• Task: Everything from the first line down to the line containing "markers = ['o', '^', 's', 'D', 'X', 'P']" is to be retyped exactly, both ends included, with pictures left out.

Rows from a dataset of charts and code

==================================================

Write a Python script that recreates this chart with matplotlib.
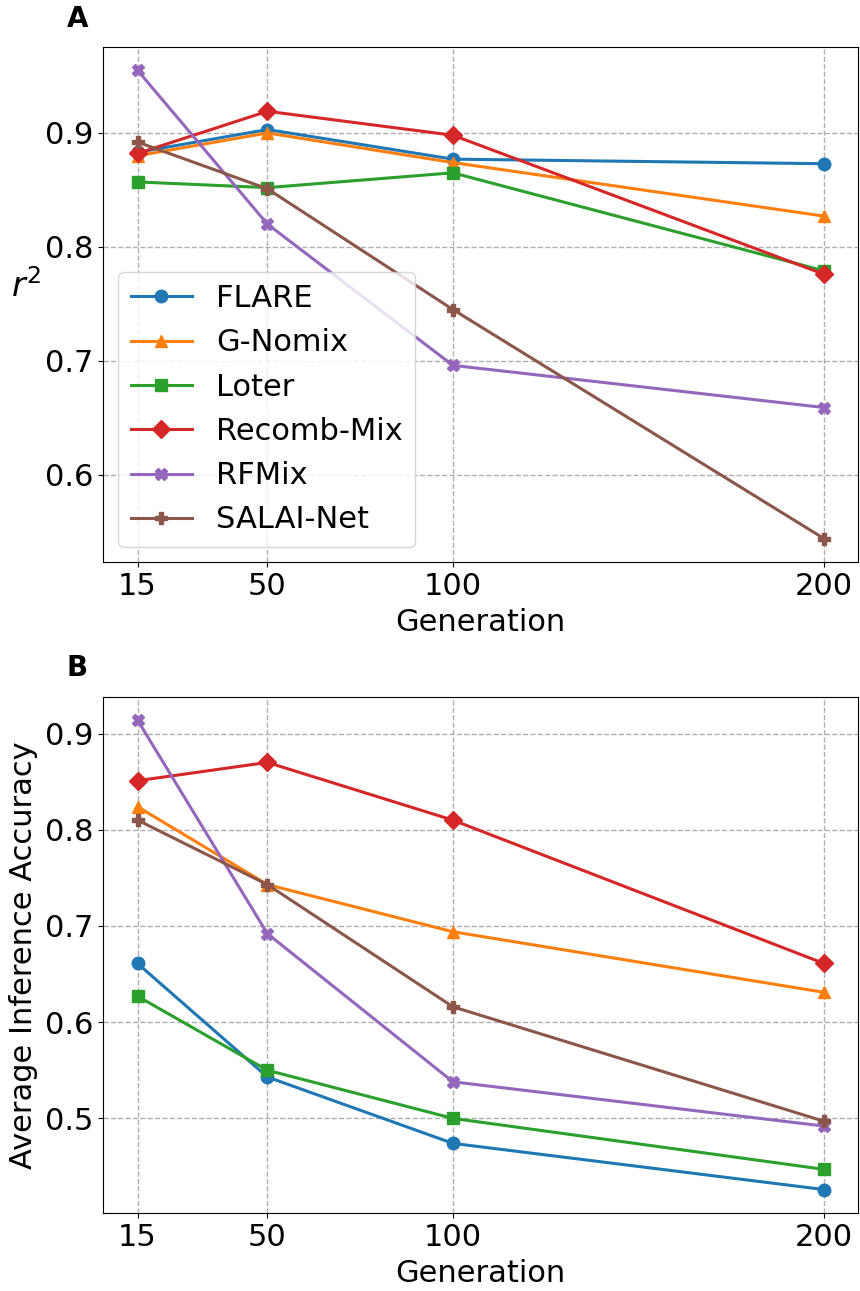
import numpy as np
import matplotlib
matplotlib.use('Agg')
import matplotlib.pyplot as plt

generations = [15, 50, 100, 200]
methods = ['FLARE', 'G-Nomix', 'Loter', 'Recomb-Mix', 'RFMix', 'SALAI-Net']
markers = ['o', '^', 's', 'D', 'X', 'P']

# panel A: r^2
r2_flare = [0.883, 0.903, 0.877, 0.873]
r2_gnomix = [0.880, 0.900, 0.874, 0.827]
r2_loter = [0.857, 0.852, 0.865, 0.779]
r2_recomb = [0.882, 0.919, 0.898, 0.776]
r2_rfmix = [0.955, 0.820, 0.696, 0.659]
r2_salai = [0.892, 0.851, 0.745, 0.544]

# panel B: average inference accuracy
acc_flare = [0.661, 0.543, 0.474, 0.426]
acc_gnomix = [0.824, 0.743, 0.694, 0.631]
acc_loter = [0.627, 0.550, 0.500, 0.447]
acc_recomb = [0.851, 0.870, 0.810, 0.661]
acc_rfmix = [0.914, 0.692, 0.538, 0.492]
acc_salai = [0.810, 0.743, 0.616, 0.497]

r2_all = [r2_flare, r2_gnomix, r2_loter, r2_recomb, r2_rfmix, r2_salai]
acc_all = [acc_flare, acc_gnomix, acc_loter, acc_recomb, acc_rfmix, acc_salai]

fs = 22

fig = plt.figure(figsize=(8.6, 12.91), dpi=100)
ax1 = fig.add_axes([0.12, 0.5647, 0.878, 0.399])
ax2 = fig.add_axes([0.12, 0.0604, 0.878, 0.400])

for ax, data in [(ax1, r2_all), (ax2, acc_all)]:
    for name, mk, vals in zip(methods, markers, data):
        ax.plot(generations, vals, marker=mk, markersize=9, linewidth=2.2, label=name)
    ax.set_xticks(generations)
    ax.set_xlabel('Generation', fontsize=fs, labelpad=5)
    ax.tick_params(labelsize=fs)
    ax.grid(True, linestyle='--', color='#b0b0b0', linewidth=1)

ax1.set_ylabel('$r^2$', fontsize=fs + 2, rotation=0, labelpad=14)
ax1.legend(loc='lower left', fontsize=fs, handlelength=2.0)
ax2.set_ylabel('Average Inference Accuracy', fontsize=fs, labelpad=5)

fig.text(0.09, 0.985, 'A', fontsize=20, fontweight='bold', ha='center', va='center')
fig.text(0.09, 0.4825, 'B', fontsize=20, fontweight='bold', ha='center', va='center')

fig.savefig('out.png', dpi=100)
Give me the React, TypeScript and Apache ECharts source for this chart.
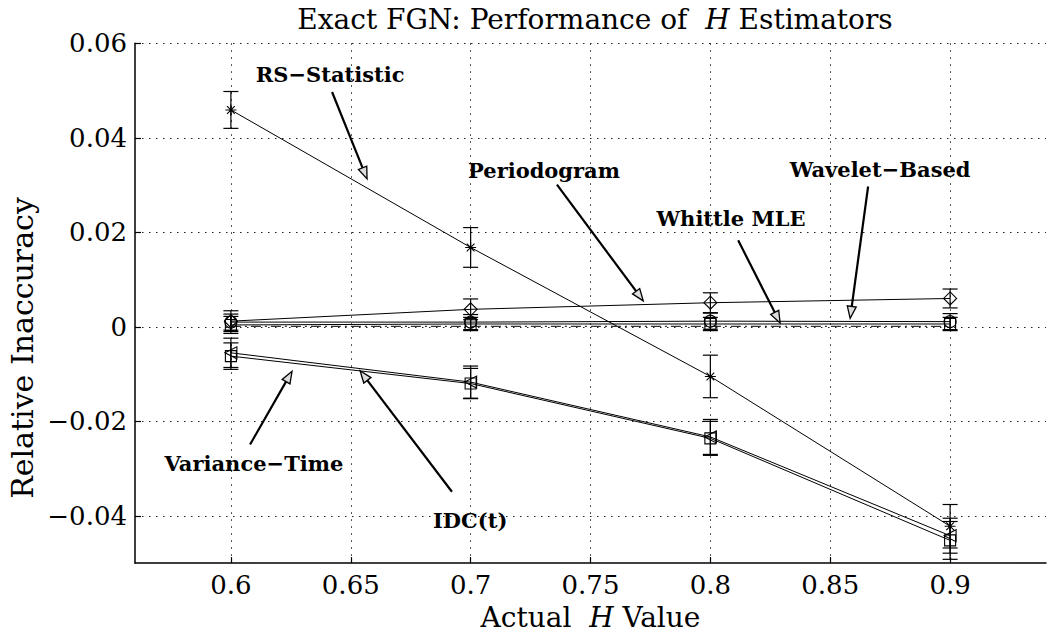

==================================================

• Response to this task:
Write a Python script that recreates this chart with matplotlib.
import numpy as np
import matplotlib
matplotlib.use('Agg')
import matplotlib.pyplot as plt

generations = [15, 50, 100, 200]
methods = ['FLARE', 'G-Nomix', 'Loter', 'Recomb-Mix', 'RFMix', 'SALAI-Net']
markers = ['o', '^', 's', 'D', 'X', 'P']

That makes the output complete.